Oireachtas Joint and Select Committees

Thursday, 25 May 2017

Seanad Committee on the Withdrawal of the United Kingdom from the European Union

Engagement with Professor Christopher McCrudden

10:30 am

Photo of Michael McDowellMichael McDowell (Independent) | Oireachtas source

I thank Professor McCrudden for a very stimulating and challenging contribution. It occurs to me that lawyers are sometimes inclined to look at things as they are rather than as they might be. If a flexible and imaginative solution to Ireland's difficulties were to be found, it could be the subject of a mini-treaty to enable it to go outside the constraints of existing EU law without forming a precedent for other things or requiring the European Court of Justice to go along with it, so to speak. If something is done at treaty level, or even at mini-treaty level in the form of a protocol to be added to the treaties, that is it: the court in Luxembourg more or less has to accept it and live with it as a treaty court. It occurs to me that we should not be too afraid of the European Court of Justice because if there is an appetite for real flexibility, this can be done. I accept that it would involve unanimity, which is never a very happy thing, but it should be doable if there is nothing much to antagonise any of the other 27 member states.

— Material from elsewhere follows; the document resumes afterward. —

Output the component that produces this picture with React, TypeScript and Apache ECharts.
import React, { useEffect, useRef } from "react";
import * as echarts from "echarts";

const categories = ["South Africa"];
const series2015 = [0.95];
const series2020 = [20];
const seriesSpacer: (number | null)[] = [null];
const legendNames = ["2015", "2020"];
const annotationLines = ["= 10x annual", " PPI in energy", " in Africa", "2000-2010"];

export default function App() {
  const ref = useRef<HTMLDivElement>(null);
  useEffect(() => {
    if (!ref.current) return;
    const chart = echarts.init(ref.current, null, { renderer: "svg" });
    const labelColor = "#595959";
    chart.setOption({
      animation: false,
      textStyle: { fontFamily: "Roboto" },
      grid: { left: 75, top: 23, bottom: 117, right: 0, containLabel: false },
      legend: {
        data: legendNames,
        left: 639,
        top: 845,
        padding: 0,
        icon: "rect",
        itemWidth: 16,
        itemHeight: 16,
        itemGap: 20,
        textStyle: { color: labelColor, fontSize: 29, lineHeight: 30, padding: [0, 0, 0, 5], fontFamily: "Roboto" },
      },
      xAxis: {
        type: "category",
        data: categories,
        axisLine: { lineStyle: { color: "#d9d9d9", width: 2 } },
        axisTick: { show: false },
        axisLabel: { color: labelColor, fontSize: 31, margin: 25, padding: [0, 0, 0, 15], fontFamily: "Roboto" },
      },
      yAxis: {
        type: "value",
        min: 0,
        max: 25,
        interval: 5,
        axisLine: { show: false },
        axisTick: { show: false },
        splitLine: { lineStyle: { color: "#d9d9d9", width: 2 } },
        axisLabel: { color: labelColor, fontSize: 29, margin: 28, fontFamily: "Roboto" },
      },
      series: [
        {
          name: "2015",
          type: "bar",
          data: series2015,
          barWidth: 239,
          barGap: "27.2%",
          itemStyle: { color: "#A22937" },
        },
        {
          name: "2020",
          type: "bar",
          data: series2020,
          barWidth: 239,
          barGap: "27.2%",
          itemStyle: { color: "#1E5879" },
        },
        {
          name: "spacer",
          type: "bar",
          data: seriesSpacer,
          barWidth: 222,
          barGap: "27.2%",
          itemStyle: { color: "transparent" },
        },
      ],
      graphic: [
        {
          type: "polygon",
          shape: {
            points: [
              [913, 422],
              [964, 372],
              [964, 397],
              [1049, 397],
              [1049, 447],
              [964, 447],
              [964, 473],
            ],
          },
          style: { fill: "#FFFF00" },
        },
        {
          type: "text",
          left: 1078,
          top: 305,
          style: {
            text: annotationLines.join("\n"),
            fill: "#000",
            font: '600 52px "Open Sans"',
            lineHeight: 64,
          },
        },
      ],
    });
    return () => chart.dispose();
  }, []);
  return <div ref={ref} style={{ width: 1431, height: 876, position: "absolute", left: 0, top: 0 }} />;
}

I was interested in what Professor McCrudden had to say about the common travel area. I have been banging a drum at this committee by saying I do not think this is a major problem. I understand that the UK authorities hope to maintain visa-free travel for EU citizens travelling to the UK. The UK intends to put up its defences, so to speak, in areas such as employment, health and welfare, in respect of which there will be all sorts of internal checks.

It will, however, allow any EU national to get on a train from Paris to London without asking him or her to apply for a visa or to pass through a formal immigration control.

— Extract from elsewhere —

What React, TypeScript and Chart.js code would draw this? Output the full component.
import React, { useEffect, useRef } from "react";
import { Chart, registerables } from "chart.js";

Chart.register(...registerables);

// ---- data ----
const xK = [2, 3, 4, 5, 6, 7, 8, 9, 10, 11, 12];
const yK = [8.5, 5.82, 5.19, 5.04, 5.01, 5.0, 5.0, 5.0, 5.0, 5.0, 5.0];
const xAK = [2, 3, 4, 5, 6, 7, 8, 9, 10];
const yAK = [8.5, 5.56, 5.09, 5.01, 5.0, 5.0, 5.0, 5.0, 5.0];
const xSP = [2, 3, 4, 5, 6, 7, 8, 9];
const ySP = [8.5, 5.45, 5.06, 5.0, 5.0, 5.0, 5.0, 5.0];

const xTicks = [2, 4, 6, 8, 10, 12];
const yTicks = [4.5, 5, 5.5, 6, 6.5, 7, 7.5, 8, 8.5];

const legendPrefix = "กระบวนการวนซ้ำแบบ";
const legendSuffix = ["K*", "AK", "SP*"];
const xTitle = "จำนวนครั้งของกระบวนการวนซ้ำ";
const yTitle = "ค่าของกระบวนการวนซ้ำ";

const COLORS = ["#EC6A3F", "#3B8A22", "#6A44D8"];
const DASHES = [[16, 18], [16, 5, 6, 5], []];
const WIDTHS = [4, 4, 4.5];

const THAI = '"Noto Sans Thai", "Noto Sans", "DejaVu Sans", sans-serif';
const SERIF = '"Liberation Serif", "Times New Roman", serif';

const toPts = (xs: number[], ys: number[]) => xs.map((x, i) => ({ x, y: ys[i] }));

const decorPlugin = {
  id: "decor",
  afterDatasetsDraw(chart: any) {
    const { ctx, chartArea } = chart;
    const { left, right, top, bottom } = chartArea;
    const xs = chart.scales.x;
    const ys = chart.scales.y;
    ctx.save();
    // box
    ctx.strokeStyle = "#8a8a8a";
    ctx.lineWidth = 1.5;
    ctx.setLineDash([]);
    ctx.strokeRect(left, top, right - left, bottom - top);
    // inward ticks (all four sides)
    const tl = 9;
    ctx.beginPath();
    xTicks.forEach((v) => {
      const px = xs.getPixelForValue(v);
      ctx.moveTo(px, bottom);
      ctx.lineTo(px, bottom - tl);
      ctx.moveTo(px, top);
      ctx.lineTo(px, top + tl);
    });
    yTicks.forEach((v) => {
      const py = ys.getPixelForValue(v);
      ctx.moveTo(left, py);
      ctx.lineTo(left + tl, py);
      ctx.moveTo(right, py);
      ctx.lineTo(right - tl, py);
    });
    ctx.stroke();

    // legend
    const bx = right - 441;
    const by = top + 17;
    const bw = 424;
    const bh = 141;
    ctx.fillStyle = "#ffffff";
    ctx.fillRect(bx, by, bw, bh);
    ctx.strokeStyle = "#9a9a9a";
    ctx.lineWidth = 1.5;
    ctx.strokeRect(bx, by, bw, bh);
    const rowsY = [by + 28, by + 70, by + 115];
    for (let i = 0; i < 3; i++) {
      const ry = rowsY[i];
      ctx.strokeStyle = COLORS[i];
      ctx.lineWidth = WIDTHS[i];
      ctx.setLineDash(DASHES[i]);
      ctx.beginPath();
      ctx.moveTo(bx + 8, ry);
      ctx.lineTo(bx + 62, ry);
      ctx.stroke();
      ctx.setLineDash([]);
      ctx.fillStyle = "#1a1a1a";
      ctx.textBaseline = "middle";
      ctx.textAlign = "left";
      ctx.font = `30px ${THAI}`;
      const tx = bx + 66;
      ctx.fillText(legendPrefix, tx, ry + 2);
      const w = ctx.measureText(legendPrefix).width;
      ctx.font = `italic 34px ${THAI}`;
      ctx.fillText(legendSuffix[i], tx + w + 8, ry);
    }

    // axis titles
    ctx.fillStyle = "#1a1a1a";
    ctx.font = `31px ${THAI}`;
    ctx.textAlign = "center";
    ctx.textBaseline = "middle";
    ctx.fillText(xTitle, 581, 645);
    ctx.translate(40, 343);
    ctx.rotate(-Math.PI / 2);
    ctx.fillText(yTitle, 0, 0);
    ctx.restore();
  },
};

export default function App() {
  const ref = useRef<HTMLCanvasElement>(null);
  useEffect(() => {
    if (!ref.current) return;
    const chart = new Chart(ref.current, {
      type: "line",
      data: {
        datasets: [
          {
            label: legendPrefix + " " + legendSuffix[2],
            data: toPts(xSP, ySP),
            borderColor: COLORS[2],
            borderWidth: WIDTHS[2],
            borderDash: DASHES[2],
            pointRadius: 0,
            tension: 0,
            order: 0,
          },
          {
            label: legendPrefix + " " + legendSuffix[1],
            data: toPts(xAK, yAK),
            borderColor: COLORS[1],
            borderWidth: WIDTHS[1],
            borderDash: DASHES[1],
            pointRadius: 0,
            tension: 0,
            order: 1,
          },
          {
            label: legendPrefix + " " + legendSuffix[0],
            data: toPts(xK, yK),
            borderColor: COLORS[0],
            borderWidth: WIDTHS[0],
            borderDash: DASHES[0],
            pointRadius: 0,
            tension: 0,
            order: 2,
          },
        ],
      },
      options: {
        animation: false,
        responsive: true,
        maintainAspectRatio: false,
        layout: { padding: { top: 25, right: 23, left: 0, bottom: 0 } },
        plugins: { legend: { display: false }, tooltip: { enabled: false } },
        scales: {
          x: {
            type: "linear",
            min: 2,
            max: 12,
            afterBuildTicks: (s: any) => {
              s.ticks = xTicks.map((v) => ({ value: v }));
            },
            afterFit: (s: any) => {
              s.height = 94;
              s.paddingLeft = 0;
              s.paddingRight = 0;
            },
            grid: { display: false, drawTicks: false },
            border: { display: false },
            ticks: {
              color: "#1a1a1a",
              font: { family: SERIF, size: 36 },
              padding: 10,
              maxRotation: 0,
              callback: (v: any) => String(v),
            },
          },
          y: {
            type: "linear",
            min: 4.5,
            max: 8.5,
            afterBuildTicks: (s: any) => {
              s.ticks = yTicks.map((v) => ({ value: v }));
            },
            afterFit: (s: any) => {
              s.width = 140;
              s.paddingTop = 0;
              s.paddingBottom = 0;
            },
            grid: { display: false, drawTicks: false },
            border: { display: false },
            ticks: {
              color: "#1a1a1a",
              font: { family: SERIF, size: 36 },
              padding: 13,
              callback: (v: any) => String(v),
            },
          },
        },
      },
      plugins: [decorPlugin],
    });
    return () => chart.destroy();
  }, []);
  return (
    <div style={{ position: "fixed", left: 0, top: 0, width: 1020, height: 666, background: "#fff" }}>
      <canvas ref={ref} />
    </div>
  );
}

What I really want to ask about is goods. Whether the special status is within, subject to or part of the customs union or analogous to being part of the customs unions, the east-west axis is the much easier one to control, subject to certain things. I made the point this morning that one does not have to have a single solution for all areas. Agriculture and agricultural products are one thing while pharmaceuticals and aircraft parts are another. Some things are far more easily monitored in their movements than others. One can have quite a flexible approach which does not involve stopping every truck wherever it crosses whatever line.

I wish to ask Professor McCrudden to elaborate on a couple of matters. What is his sense of the Conservative Party ideology that it wants a homogenous United Kingdom and that anything going down the line of a special status for Northern Ireland is anathema to that basic value? Professor McCrudden drew a distinction which I drew this morning. Special status within the EU would get the Conservative Party's hair standing on end but special status in respect of the EU is a slightly less challenging concept. Can Professor McCrudden comment on those propositions?